Elise Dainese is an architect, theorist, and historian and she is currently assistant professor of architecture at Dalhousie University. She works on issues of decolonization and postcolonial theory, global history and globalization, modernism, architectural design, and urbanization with a focus on the transoceanic exchanges across Africa, Europe, and the Americas. She has published widely in internationally renowned books and journals (Journal of Architecture and Journal of the Society of Architectural Historians) and her research has received grants, fellowships, and awards from the Graham Foundation, Columbia University, the Bruno Zevi Foundation, the Canadian Centre for Architecture, and the Mellon Foundation funded GAHTC. Her book projects include two manuscripts entitled War Diaries: Design after the Destruction of Art and Architecture" (coeditor, University of Virginia Press, 2020) and African Dimensions of Postwar Architecture: A Global History of the Sub-Saharan “Habitat” (forthcoming). In 2012, she obtained a PhD in Architecture from the IUAV.

Aleksandar Staničić is an architect and assistant professor at TU Delft Faculty of Architecture and the Built Environment.

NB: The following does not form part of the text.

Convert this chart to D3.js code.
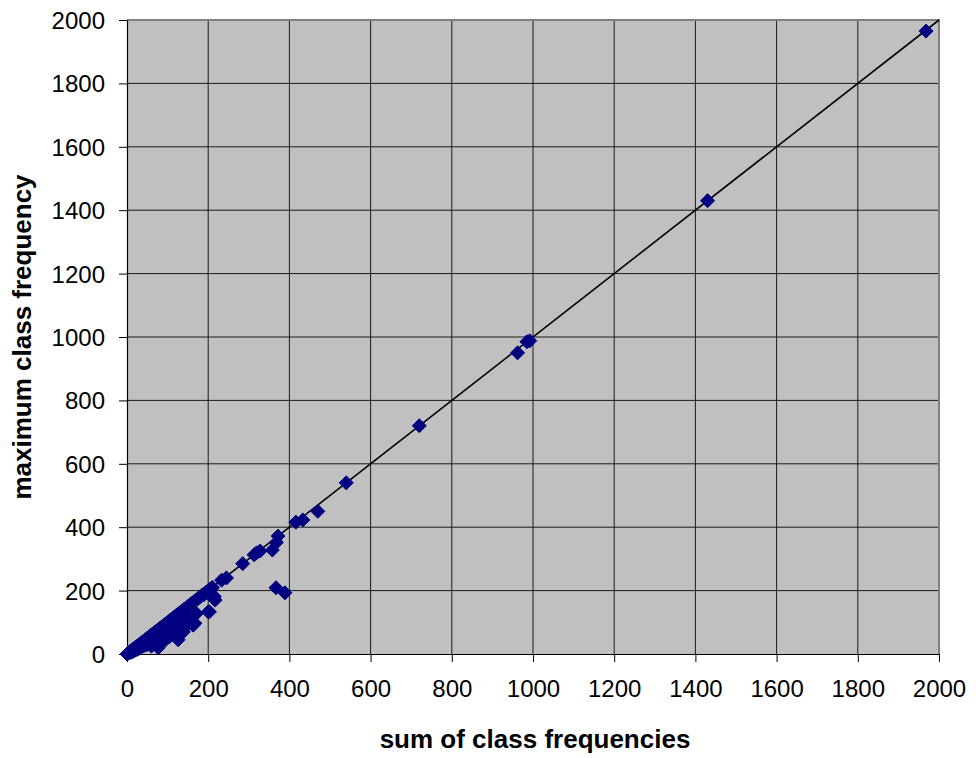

Previously he was Marie Curie Postdoctoral Fellow at TU Delft (2018–20), postdoctoral fellow at the Aga Khan Program for Islamic Architecture at MIT (2017–18), and research scholar at the Italian Academy for Advanced Studies, Columbia University (2016–17). Staničić is on the editorial board of the FOOTPRINT Architecture Theory Journal and acts as an expert evaluator for the European Commission (2020–present). He is coeditor of War Diaries: Design after the Destruction of Art and Architecture (University of Virginia Press, 2021, with Elisa Dainese), Conflict Mediations (Footprint #27, 2020, with Marc Schoonderbeek, Heidi Sohn, and Armina Pilav), and Embodiment and Meaning-making: Interdisciplinary Perspectives on Architectural Heritage (The Journal of Architecture, forthcoming, with Andrea Jelić). Staničić is recipient of multiple grants and fellowships from the Graham Foundation, the European Commission, and Government of Lombardy Region.